* Start Supplied data *
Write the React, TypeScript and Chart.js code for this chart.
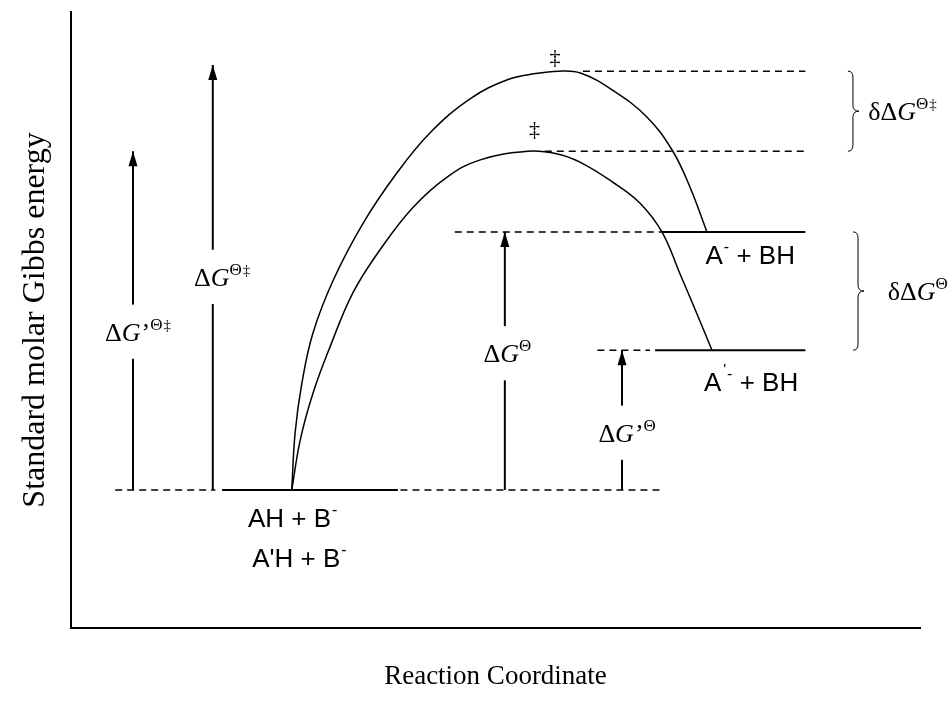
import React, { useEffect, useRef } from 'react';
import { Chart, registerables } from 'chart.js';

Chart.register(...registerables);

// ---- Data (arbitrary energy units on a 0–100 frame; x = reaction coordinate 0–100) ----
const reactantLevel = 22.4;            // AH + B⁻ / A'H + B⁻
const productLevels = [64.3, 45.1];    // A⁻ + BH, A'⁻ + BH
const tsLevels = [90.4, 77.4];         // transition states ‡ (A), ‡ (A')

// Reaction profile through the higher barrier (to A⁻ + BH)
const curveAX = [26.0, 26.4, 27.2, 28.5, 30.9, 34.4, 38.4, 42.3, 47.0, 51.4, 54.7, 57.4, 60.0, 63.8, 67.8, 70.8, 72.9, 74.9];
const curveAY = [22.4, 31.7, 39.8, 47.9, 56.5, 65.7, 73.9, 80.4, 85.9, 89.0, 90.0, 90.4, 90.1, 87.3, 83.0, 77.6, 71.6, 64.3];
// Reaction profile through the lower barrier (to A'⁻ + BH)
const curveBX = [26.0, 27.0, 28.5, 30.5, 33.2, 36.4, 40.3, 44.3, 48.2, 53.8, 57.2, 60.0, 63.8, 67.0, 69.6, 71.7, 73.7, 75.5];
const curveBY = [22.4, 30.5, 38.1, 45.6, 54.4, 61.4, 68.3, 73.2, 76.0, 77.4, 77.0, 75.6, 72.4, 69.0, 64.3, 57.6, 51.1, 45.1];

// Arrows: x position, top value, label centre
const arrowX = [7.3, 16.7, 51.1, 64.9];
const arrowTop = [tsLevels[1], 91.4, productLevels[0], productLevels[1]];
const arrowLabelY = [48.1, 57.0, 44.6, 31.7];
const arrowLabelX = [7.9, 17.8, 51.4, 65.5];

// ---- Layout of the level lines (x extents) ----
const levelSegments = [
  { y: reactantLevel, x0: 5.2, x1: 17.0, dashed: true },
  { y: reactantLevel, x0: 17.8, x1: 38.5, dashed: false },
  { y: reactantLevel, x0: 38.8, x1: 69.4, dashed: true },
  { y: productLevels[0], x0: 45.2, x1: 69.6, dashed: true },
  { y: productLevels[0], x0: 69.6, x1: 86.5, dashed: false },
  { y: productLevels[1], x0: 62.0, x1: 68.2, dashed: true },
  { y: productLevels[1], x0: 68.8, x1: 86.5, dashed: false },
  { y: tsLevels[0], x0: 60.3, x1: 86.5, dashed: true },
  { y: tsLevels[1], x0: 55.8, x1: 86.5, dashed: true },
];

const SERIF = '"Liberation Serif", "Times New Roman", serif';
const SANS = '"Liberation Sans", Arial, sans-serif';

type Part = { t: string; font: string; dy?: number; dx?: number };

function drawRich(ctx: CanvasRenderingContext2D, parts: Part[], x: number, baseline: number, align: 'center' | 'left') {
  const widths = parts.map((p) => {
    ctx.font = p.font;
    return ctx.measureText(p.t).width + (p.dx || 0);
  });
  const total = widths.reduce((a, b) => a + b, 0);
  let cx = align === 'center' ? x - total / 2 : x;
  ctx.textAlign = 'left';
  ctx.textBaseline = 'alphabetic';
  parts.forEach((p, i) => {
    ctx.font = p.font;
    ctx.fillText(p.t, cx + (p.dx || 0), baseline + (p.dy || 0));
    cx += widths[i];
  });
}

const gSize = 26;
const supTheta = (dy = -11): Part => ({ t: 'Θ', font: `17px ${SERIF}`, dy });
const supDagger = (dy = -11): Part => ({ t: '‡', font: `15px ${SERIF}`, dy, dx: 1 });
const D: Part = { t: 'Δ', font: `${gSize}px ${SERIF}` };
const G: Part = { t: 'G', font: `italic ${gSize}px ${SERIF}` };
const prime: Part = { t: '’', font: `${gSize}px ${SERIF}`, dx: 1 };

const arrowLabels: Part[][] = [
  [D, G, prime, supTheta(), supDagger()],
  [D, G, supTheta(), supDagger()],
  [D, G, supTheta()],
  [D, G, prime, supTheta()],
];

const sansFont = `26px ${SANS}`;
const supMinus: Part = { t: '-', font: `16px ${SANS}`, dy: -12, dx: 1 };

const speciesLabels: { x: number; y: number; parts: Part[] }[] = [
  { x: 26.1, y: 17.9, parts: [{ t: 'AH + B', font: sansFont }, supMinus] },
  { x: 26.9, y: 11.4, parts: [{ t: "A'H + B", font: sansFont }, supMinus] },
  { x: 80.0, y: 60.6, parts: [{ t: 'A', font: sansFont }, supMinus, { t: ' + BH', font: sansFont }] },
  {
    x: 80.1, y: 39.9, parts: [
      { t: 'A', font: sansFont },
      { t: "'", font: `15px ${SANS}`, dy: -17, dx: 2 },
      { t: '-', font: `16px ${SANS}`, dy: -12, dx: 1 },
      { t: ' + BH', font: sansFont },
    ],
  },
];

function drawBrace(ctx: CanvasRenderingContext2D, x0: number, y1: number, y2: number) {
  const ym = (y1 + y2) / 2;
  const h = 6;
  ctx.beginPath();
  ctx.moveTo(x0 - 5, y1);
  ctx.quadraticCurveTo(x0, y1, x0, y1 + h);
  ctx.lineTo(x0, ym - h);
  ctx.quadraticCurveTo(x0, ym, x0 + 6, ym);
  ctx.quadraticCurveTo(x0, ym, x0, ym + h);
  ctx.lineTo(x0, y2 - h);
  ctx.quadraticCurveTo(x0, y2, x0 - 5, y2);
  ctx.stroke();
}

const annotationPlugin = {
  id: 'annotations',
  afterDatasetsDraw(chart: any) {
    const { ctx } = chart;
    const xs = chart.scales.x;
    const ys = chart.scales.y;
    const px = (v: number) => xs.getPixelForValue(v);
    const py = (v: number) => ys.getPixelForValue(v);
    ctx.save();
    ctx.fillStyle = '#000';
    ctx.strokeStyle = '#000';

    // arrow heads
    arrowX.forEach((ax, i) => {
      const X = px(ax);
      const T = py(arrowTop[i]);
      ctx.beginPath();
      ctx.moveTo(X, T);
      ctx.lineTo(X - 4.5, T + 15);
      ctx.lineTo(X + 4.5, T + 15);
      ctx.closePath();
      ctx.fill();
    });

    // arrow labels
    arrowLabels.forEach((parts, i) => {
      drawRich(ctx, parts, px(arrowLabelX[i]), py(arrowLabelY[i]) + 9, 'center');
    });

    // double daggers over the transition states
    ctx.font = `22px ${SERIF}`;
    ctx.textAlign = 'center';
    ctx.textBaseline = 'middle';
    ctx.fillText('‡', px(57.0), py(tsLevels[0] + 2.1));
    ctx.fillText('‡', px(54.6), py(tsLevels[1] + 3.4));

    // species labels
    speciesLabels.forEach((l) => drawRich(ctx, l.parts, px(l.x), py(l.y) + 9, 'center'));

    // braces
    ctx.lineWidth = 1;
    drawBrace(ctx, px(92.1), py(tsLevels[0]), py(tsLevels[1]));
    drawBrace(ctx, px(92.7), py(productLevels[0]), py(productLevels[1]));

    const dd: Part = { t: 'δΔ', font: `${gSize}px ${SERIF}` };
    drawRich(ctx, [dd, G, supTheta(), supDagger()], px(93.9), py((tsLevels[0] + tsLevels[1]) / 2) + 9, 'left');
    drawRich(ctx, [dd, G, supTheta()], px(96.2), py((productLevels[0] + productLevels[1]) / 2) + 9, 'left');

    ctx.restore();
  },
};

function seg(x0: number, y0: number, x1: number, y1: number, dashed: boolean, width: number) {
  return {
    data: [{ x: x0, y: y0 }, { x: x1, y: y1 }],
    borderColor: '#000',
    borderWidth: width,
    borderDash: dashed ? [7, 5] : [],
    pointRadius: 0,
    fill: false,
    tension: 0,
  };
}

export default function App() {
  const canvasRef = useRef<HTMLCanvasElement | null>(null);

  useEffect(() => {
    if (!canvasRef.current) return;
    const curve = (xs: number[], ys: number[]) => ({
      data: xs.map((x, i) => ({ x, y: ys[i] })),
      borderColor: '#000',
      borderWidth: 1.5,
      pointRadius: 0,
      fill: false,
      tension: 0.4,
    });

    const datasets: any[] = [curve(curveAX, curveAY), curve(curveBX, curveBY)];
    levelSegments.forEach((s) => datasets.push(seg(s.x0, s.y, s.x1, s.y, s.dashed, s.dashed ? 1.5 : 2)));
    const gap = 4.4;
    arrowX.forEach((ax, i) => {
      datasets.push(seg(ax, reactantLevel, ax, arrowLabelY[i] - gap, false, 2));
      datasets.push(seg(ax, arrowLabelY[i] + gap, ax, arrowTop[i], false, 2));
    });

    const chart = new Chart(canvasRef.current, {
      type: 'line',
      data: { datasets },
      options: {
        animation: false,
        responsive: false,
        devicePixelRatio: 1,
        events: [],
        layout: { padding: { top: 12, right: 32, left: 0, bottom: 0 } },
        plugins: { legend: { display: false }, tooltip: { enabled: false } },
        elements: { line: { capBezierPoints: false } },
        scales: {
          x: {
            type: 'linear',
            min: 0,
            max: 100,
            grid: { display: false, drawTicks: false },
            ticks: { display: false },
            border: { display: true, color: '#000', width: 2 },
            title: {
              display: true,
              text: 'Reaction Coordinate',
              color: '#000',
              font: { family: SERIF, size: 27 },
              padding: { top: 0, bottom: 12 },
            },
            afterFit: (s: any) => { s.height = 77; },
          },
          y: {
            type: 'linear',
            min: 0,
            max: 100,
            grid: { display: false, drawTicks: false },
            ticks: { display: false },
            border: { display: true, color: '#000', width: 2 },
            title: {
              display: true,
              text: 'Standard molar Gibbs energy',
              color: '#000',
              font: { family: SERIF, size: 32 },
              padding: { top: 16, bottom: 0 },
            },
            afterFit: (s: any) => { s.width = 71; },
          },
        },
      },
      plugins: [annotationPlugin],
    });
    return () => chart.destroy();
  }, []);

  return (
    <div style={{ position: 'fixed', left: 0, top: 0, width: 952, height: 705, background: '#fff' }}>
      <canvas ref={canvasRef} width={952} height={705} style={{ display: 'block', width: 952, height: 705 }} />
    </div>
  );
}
* End Supplied data *
Problem requirements: Starting with the first line of the data above and ending with the line containing "const tsLevels = [90.4, 77.4];", please restate every line exactly, leaving images out.

Task response:
Write the React, TypeScript and Chart.js code for this chart.
import React, { useEffect, useRef } from 'react';
import { Chart, registerables } from 'chart.js';

Chart.register(...registerables);

// ---- Data (arbitrary energy units on a 0–100 frame; x = reaction coordinate 0–100) ----
const reactantLevel = 22.4;            // AH + B⁻ / A'H + B⁻
const productLevels = [64.3, 45.1];    // A⁻ + BH, A'⁻ + BH
const tsLevels = [90.4, 77.4];         // transition states ‡ (A), ‡ (A')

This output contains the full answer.